Formal definition of a mapping confusion This is rather basic introductory to algebra stuff but I don't seem to understand the formal definition of a mapping, here is what it says in my notes:
by a mapping/function $f: A \to B$ we mean a subset $f \subset A \times B$ satisfying the following conditions:


*

*$\forall a \in A$, $\exists b \in B$, s.t. $(a,b) \in f$

*$(a,b) \in f$ and $(a,b') \in f \Rightarrow b = b'$


I have a few problems with this:
firstly, I know the definition of $A\times B$ (well, I know what it is) but what does it really mean? I understand all the other set operations, just not this one.
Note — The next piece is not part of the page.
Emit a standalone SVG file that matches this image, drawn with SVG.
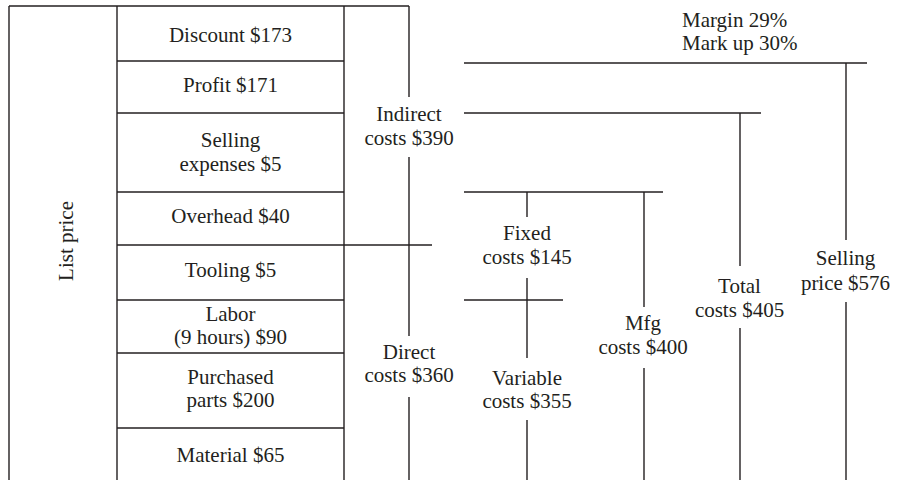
<svg xmlns="http://www.w3.org/2000/svg" width="901" height="480" viewBox="0 0 901 480">
<style>
.l{stroke:#231f20;stroke-width:1.4;fill:none}
.t{font-family:"Liberation Serif","Times New Roman",serif;font-size:21px;fill:#231f20;text-anchor:middle}
.s{text-anchor:start}
</style>
<rect width="901" height="480" fill="#fff"/>
<g id="list-price">
<line class="l" x1="9" y1="6" x2="9" y2="480"/>
<line class="l" x1="9" y1="6" x2="409" y2="6"/>
<text class="t" transform="translate(73,241) rotate(-90)">List price</text>
</g>
<g id="stack">
<line class="l" x1="117" y1="6" x2="117" y2="480"/>
<line class="l" x1="344" y1="6" x2="344" y2="480"/>
</g>
<g id="discount"><text class="t" x="230.5" y="42">Discount $173</text></g>
<g id="profit"><line class="l" x1="117" y1="61" x2="344" y2="61"/><text class="t" x="230.5" y="92">Profit $171</text></g>
<g id="selling-expenses"><line class="l" x1="117" y1="113" x2="344" y2="113"/><text class="t" x="230.5" y="147">Selling</text><text class="t" x="230.5" y="171">expenses $5</text></g>
<g id="overhead"><line class="l" x1="117" y1="192" x2="344" y2="192"/><text class="t" x="230.5" y="223">Overhead $40</text></g>
<g id="tooling"><text class="t" x="230.5" y="277">Tooling $5</text></g>
<g id="labor"><line class="l" x1="117" y1="300" x2="344" y2="300"/><text class="t" x="230.5" y="321">Labor</text><text class="t" x="230.5" y="344">(9 hours) $90</text></g>
<g id="purchased-parts"><line class="l" x1="117" y1="353" x2="344" y2="353"/><text class="t" x="230.5" y="384">Purchased</text><text class="t" x="230.5" y="407">parts $200</text></g>
<g id="material"><line class="l" x1="117" y1="428" x2="344" y2="428"/><text class="t" x="230.5" y="462">Material $65</text></g>
<g id="indirect"><text class="t" x="409" y="121">Indirect</text><text class="t" x="409" y="145">costs $390</text></g>
<g id="direct"><text class="t" x="409" y="359">Direct</text><text class="t" x="409" y="382">costs $360</text></g>
<g id="fixed"><text class="t" x="527" y="240">Fixed</text><text class="t" x="527" y="264">costs $145</text></g>
<g id="variable"><text class="t" x="527" y="385">Variable</text><text class="t" x="527" y="408">costs $355</text></g>
<g id="mfg"><text class="t" x="643" y="330">Mfg</text><text class="t" x="643" y="354">costs $400</text></g>
<g id="total"><text class="t" x="739.5" y="293">Total</text><text class="t" x="739.5" y="317">costs $405</text></g>
<g id="selling-price"><text class="t" x="845.5" y="265">Selling</text><text class="t" x="845.5" y="290">price $576</text></g>
<g id="margin"><text class="t s" x="682" y="27">Margin 29%</text><text class="t s" x="682" y="50">Mark up 30%</text></g>
<g id="connectors">
<line class="l" x1="117" y1="245" x2="432" y2="245"/>
<line class="l" x1="409" y1="6" x2="409" y2="97"/>
<line class="l" x1="409" y1="157" x2="409" y2="336"/>
<line class="l" x1="409" y1="397" x2="409" y2="480"/>
<line class="l" x1="464" y1="63" x2="867" y2="63"/>
<line class="l" x1="846" y1="63" x2="846" y2="240"/>
<line class="l" x1="846" y1="302" x2="846" y2="480"/>
<line class="l" x1="464" y1="113" x2="761" y2="113"/>
<line class="l" x1="740" y1="113" x2="740" y2="266"/>
<line class="l" x1="740" y1="328" x2="740" y2="480"/>
<line class="l" x1="464" y1="192" x2="663" y2="192"/>
<line class="l" x1="644" y1="192" x2="644" y2="307"/>
<line class="l" x1="644" y1="368" x2="644" y2="480"/>
<line class="l" x1="527" y1="192" x2="527" y2="217"/>
<line class="l" x1="527" y1="278" x2="527" y2="358"/>
<line class="l" x1="527" y1="420" x2="527" y2="480"/>
<line class="l" x1="464" y1="300" x2="563" y2="300"/>
</g>
</svg>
My book defined it as this $A\times B = \{(x,y) | x\in A \wedge y\in B \} = \{(x,y) | P_A(x) \wedge P_B(y) \}$ but I don't particaly know what it means, it looks very similar to $A \wedge B$.
Secondly, what does it mean by a subset of f in $A\times B$?
Thirdly, is $(a,b)$ an ordered set? Not really sure about this notation either.
If anyone could clear this up - thank you
 A: $(a,b)$ is an ordered pair of elements $a$, $b$, or, a sequence of length $2$, if you prefer. Usually in ZFC set theory $(a,b)$ is defined as the set $\{\{a\},\{a,b\}\}$ (which exists by the pair axiom), which has the most important property of ordered pairs that
$$(a,b)=(c,d) \iff (a=c\,\land\, b=d)$$
Then, $A\times B$ is the set of all ordered pairs of the form $(a,b)$ with $a\in A$ and $b\in B$. 
 (For finite sets, we have $|A\times B|=|A|\cdot|B|$ where $|S|$ denotes the number of elements of set $S$.)
A subset $R$ of $A\times B$ is also called a (binary) relation between sets $A$ and $B$, and it contains some pairs $(a,b)$. For example, the equality relation ('$=$') on a set $A$ can be considered as the diagonal relation $\{(a,a)\mid a\in A\}\,\subseteq A\times A$.
A relation $F\subseteq A\times B$ is called a function, if for each $a\in A$ there is exactly one $b\in B$ such that $(a,b)\in F$. When $F$ is regarded as a mapping, the unique $b$ which satisfies $(a,b)\in F$ is considered the image of $a$ under $F$. 
(The usual notations like $F:\Bbb R\to\Bbb R,\ F(a):=a^2$ or $F:a\mapsto a^2$ can be translated into the language of set theory as $F=\{(a,a^2)\mid a\in \Bbb R\}$.)
A: Lets use a concrete example to try to understand the definition. Just take A and B to be the real numbers, for now. Then $A \times B$ is the set of all ordered pairs of real numbers, so it's just a plane. You can think of the set $f \subset A \times B$ as the graph of the function $f$. 
Property #1 says that every point $a \in A$ has some point of the graph that is above it.
Property #2 says that if there are two points above some $a \in A$, then these two points must be the same. 
So, in summary, #1 and #2 say that every $a \in A$ has exactly one point of the graph that is above it. The vertical height of this point is what we typically denote by "$f(a)$".
This is just an example, so you can't use it to prove any general theorems, but it might help you understand the concepts.